5 Bahaya Prank Berlebihan terhadap Perkembangan Anak, yuk Lebih Bijak!

Kemunculan tren prank tengah marak di jagat maya. Tak hanya orang dewasa, konten sejenis ini juga kerap menjadikan anak-anak sebagai korban. Bahkan tak jarang, orangtua sendiri yang melakukannya kepada buah hati mereka.
Meskipun tampak menghibur, prank atau menjaili anak dinilai berbahaya dari sisi psikologis. Efeknya bukan tak mungkin terasa dalam jangka panjang. Lantas apa saja dampak negatif yang ditimbulkan akibat terlalu sering melakukan prank pada anak? Simak ulasannya berikut ini.
1. Memicu trauma yang berkepanjangan pada anak
Jenis prank yang membuat anak merasa ketakutan bisa memicu trauma di diri mereka. Ini bisa bertahan bahkan hingga anak beranjak dewasa. Terlebih, mereka masih belum bisa membedakan apakah itu adalah kebohongan atau kenyataan.
Contohnya adalah mengunci anak di dalam kamar sembari memutar suara yang menyerupai hantu. Tren prank yang baru-baru ini ramai menghiasi laman for you page atau FYP di TikTok ini bukan tak mungkin membuat anak trauma berada di ruangan sendirian. Ia juga berpotensi mengalami gangguan tidur, dihinggapi rasa cemas, hingga ketakutan berkepanjangan.
2. Merusak hubungan orangtua dengan anak
Orangtua semestinya menjadi sosok pelindung yang bisa dipercaya anak. Namun dengan sering menjaili anak, ia bukan tak mungkin kehilangan kepercayaan dan mulai menjaga jarak dengan ayah dan bunda.

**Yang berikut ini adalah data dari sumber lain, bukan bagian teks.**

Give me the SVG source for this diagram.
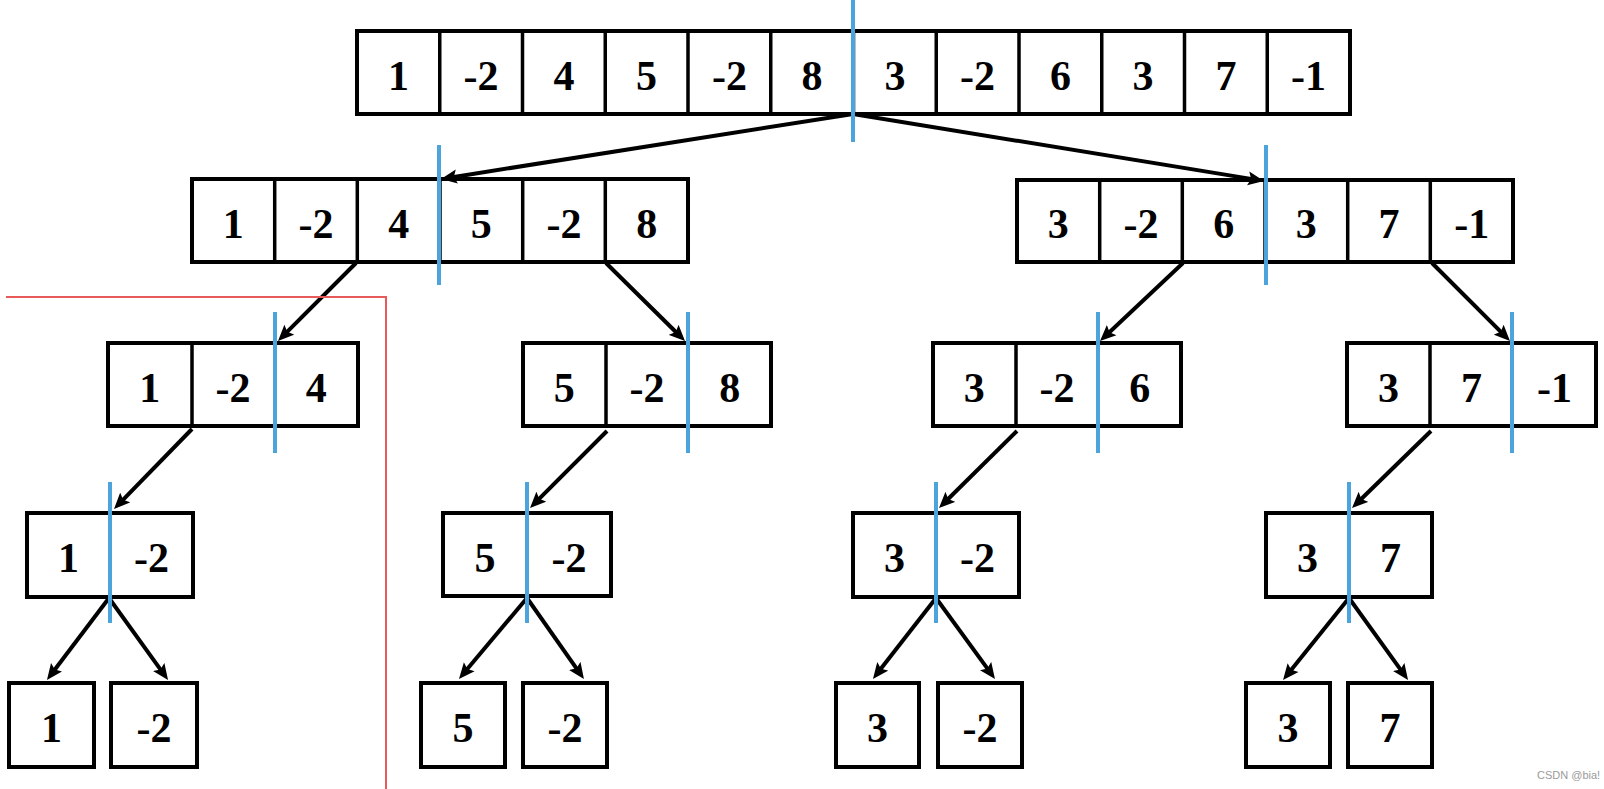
<svg xmlns="http://www.w3.org/2000/svg" width="1604" height="789" viewBox="0 0 1604 789">
<style>
.box{fill:#fff;stroke:#000;stroke-width:4}
.div{stroke:#000;stroke-width:3.5}
.num{font-family:"Liberation Serif","Times New Roman",serif;font-weight:bold;font-size:42px;text-anchor:middle;fill:#000}
.split{stroke:#4da3dc;stroke-width:4}
.conn{stroke:#000;stroke-width:4;fill:none;marker-end:url(#ah)}
</style>
<defs>
<marker id="ah" markerUnits="userSpaceOnUse" markerWidth="17" markerHeight="15" refX="6" refY="7" orient="auto" viewBox="0 0 17 14">
<path d="M0,0 L16,7 L0,14 L3,7 z" fill="#000"/>
</marker>
</defs>
<rect width="1604" height="789" fill="#fff"/>

<!-- Row 1 -->
<g id="n-root">
<rect class="box" x="357" y="31" width="993" height="83"/>
<path class="div" d="M439.75,31V114M522.5,31V114M605.25,31V114M688,31V114M770.75,31V114M853.5,31V114M936.25,31V114M1019,31V114M1101.75,31V114M1184.5,31V114M1267.25,31V114"/>
<text class="num" x="398.4" y="89.5">1</text>
<text class="num" x="481.1" y="89.5">-2</text>
<text class="num" x="563.9" y="89.5">4</text>
<text class="num" x="646.6" y="89.5">5</text>
<text class="num" x="729.4" y="89.5">-2</text>
<text class="num" x="812.1" y="89.5">8</text>
<text class="num" x="894.9" y="89.5">3</text>
<text class="num" x="977.6" y="89.5">-2</text>
<text class="num" x="1060.4" y="89.5">6</text>
<text class="num" x="1143.1" y="89.5">3</text>
<text class="num" x="1225.9" y="89.5">7</text>
<text class="num" x="1308.6" y="89.5">-1</text>
</g>

<!-- Row 2 -->
<g id="n-l">
<rect class="box" x="192" y="179" width="496" height="83"/>
<path class="div" d="M274.7,179V262M357.3,179V262M440,179V262M522.7,179V262M605.3,179V262"/>
<text class="num" x="233.3" y="237.5">1</text>
<text class="num" x="316" y="237.5">-2</text>
<text class="num" x="398.7" y="237.5">4</text>
<text class="num" x="481.3" y="237.5">5</text>
<text class="num" x="564" y="237.5">-2</text>
<text class="num" x="646.7" y="237.5">8</text>
</g>
<g id="n-r">
<rect class="box" x="1017" y="180" width="496" height="82"/>
<path class="div" d="M1099.7,180V262M1182.3,180V262M1265,180V262M1347.7,180V262M1430.3,180V262"/>
<text class="num" x="1058.3" y="237.5">3</text>
<text class="num" x="1141" y="237.5">-2</text>
<text class="num" x="1223.7" y="237.5">6</text>
<text class="num" x="1306.3" y="237.5">3</text>
<text class="num" x="1389" y="237.5">7</text>
<text class="num" x="1471.7" y="237.5">-1</text>
</g>

<!-- Row 3 -->
<g id="n-ll">
<rect class="box" x="108" y="343" width="250" height="83"/>
<path class="div" d="M192,343V426M275,343V426"/>
<text class="num" x="149.7" y="401.5">1</text>
<text class="num" x="233" y="401.5">-2</text>
<text class="num" x="316.3" y="401.5">4</text>
</g>
<g id="n-lr">
<rect class="box" x="523" y="343" width="248" height="83"/>
<path class="div" d="M606,343V426M688,343V426"/>
<text class="num" x="564.3" y="401.5">5</text>
<text class="num" x="647" y="401.5">-2</text>
<text class="num" x="729.7" y="401.5">8</text>
</g>
<g id="n-rl">
<rect class="box" x="933" y="343" width="248" height="83"/>
<path class="div" d="M1016,343V426M1098,343V426"/>
<text class="num" x="974.3" y="401.5">3</text>
<text class="num" x="1057" y="401.5">-2</text>
<text class="num" x="1139.7" y="401.5">6</text>
</g>
<g id="n-rr">
<rect class="box" x="1347" y="343" width="249" height="83"/>
<path class="div" d="M1430,343V426M1512,343V426"/>
<text class="num" x="1388.5" y="401.5">3</text>
<text class="num" x="1471.5" y="401.5">7</text>
<text class="num" x="1554.5" y="401.5">-1</text>
</g>

<!-- Row 4 -->
<g id="n-lll">
<rect class="box" x="27" y="513" width="166" height="84"/>
<text class="num" x="68.5" y="572">1</text>
<text class="num" x="151.5" y="572">-2</text>
</g>
<g id="n-lrl">
<rect class="box" x="443" y="513" width="168" height="83"/>
<text class="num" x="485" y="572">5</text>
<text class="num" x="569" y="572">-2</text>
</g>
<g id="n-rll">
<rect class="box" x="853" y="513" width="166" height="84"/>
<text class="num" x="894.5" y="572">3</text>
<text class="num" x="977.5" y="572">-2</text>
</g>
<g id="n-rrl">
<rect class="box" x="1266" y="513" width="166" height="84"/>
<text class="num" x="1307.5" y="572">3</text>
<text class="num" x="1390.5" y="572">7</text>
</g>

<!-- Row 5 -->
<g id="n-leaf1"><rect class="box" x="9" y="683" width="85" height="84"/><text class="num" x="51.5" y="742">1</text></g>
<g id="n-leaf2"><rect class="box" x="111" y="683" width="86" height="84"/><text class="num" x="154" y="742">-2</text></g>
<g id="n-leaf3"><rect class="box" x="421" y="683" width="84" height="84"/><text class="num" x="463" y="742">5</text></g>
<g id="n-leaf4"><rect class="box" x="523" y="683" width="84" height="84"/><text class="num" x="565" y="742">-2</text></g>
<g id="n-leaf5"><rect class="box" x="836" y="683" width="83" height="84"/><text class="num" x="877.5" y="742">3</text></g>
<g id="n-leaf6"><rect class="box" x="938" y="683" width="84" height="84"/><text class="num" x="980" y="742">-2</text></g>
<g id="n-leaf7"><rect class="box" x="1246" y="683" width="84" height="84"/><text class="num" x="1288" y="742">3</text></g>
<g id="n-leaf8"><rect class="box" x="1348" y="683" width="84" height="84"/><text class="num" x="1390" y="742">7</text></g>

<!-- Connectors -->
<g id="connectors">
<line class="conn" x1="853" y1="114" x2="450.9" y2="177.4"/>
<line class="conn" x1="853" y1="114" x2="1254.1" y2="179.4"/>
<line class="conn" x1="356" y1="263" x2="285.1" y2="333.9"/>
<line class="conn" x1="606" y1="263" x2="677.9" y2="334"/>
<line class="conn" x1="1183" y1="263" x2="1107.3" y2="334.2"/>
<line class="conn" x1="1432" y1="263" x2="1502.9" y2="333.9"/>
<line class="conn" x1="192" y1="429" x2="121" y2="501.8"/>
<line class="conn" x1="607" y1="431" x2="537.1" y2="500.9"/>
<line class="conn" x1="1017" y1="431" x2="946.1" y2="501"/>
<line class="conn" x1="1431" y1="431" x2="1359.2" y2="501"/>
<line class="conn" x1="109" y1="598" x2="53" y2="672"/>
<line class="conn" x1="109" y1="598" x2="162.2" y2="671.9"/>
<line class="conn" x1="527" y1="598" x2="465.4" y2="671.3"/>
<line class="conn" x1="527" y1="598" x2="578.2" y2="670.8"/>
<line class="conn" x1="936" y1="598" x2="879.1" y2="671.1"/>
<line class="conn" x1="936" y1="598" x2="989.1" y2="670.9"/>
<line class="conn" x1="1349" y1="598" x2="1289.3" y2="672.2"/>
<line class="conn" x1="1349" y1="598" x2="1402.2" y2="671.9"/>
</g>

<!-- Split markers -->
<g id="splits">
<line class="split" x1="853" y1="0" x2="853" y2="142"/>
<line class="split" x1="439" y1="145" x2="439" y2="285"/>
<line class="split" x1="1266" y1="145" x2="1266" y2="285"/>
<line class="split" x1="275" y1="312" x2="275" y2="453"/>
<line class="split" x1="688" y1="312" x2="688" y2="453"/>
<line class="split" x1="1098" y1="312" x2="1098" y2="453"/>
<line class="split" x1="1512" y1="312" x2="1512" y2="453"/>
<line class="split" x1="110" y1="482" x2="110" y2="623"/>
<line class="split" x1="527" y1="482" x2="527" y2="623"/>
<line class="split" x1="936" y1="482" x2="936" y2="623"/>
<line class="split" x1="1349" y1="482" x2="1349" y2="623"/>
</g>

<!-- Red highlight -->
<path id="highlight" d="M6,297H386V789" fill="none" stroke="#e85a5a" stroke-width="2"/>

<text x="1537" y="779" font-family="Liberation Sans, Arial, sans-serif" font-size="11" fill="#9a9a9a">CSDN @bia!</text>
</svg>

Interaksi antara anak dan orangtua menjadi kurang terasa hangat sebab adanya rasa tidak nyaman pada anak. Lebih lanjut, ini dapat mengembangkan trust issue pada anak yang membuat ia kesulitan percaya pada orang lain. Tentu ini akan berdampak pada kemampuan sosialisasinya.
3. Menurunkan rasa percaya diri anak
Jika orangtua menceritakan pengalamannya menjahili anak atau bahkan ikut membuat konten prank dan menyebarluaskannya di media sosial, anak bukan hanya kehilangan kepercayaan pada orangtua tetapi juga kepercayaan dirinya. Walau masih belia, ia sudah mulai memahami konsep malu dan dapat merasakannya.
Tanpa kepercayaan diri, anak bisa saja menjadi rendah diri dan sulit mencapai potensi maksimalnya. Dampaknya tentu tidak main-main karena dapat memengaruhi kehidupan anak di masa mendatang.
4. Mendorong anak menjadi pelaku bully
Lebih lanjut, sering menjahili anak bisa menjadi bumerang untuk orangtua. Sebab, anak berpotensi menjadi pelaku bully karena meniru perilaku ayah dan bundanya. Karena sudah menjadi kebiasaan di rumah, anak akan menganggap ini sebagai sesuatu yang normal tanpa memahami konsekuensi jangka panjangnya.
Selain itu, anak bisa saja melakukan penindasan untuk menyalurkan amarah, kekecewaan, dan rasa sakit hatinya. Jika dibiarkan, ini berdampak pada kemampuan pengendalian emosinya saat dewasa.
5. Perkembangan anak menjadi terganggu
Karena masih memasuki tahap perkembangan, anak memerlukan role model atau contoh yang baik untuk ditiru. Ingat, anak-anak merupakan peniru ulung. Mereka mengikuti apa yang dilakukan orang-orang di sekitarnya, bukan apa yang diinstruksikan orang-orang di sekitarnya.
Apa yang ditanamkan pada anak sejak dini akan menjadi identitasnya di kemudian hari. Sebagai contoh, jika ingin menumbuhkan hobi membaca pada anak, maka orangtua harus menyediakan berbagai bacaan dan membiasakan membaca sebagai kegiatan rutin setiap harinya. Hal yang sama berlaku jika orangtua melakukan kebiasaan negatif setiap hari, seperti prank.
Sejatinya, humor atau lelucon menjadi aspek penting yang dapat mendukung perkembangan anak. Namun ini harus dilakukan dengan bijaksana dan tidak berlebihan agar tidak memberikan dampak sebaliknya bagi tumbuh kembang buah hati.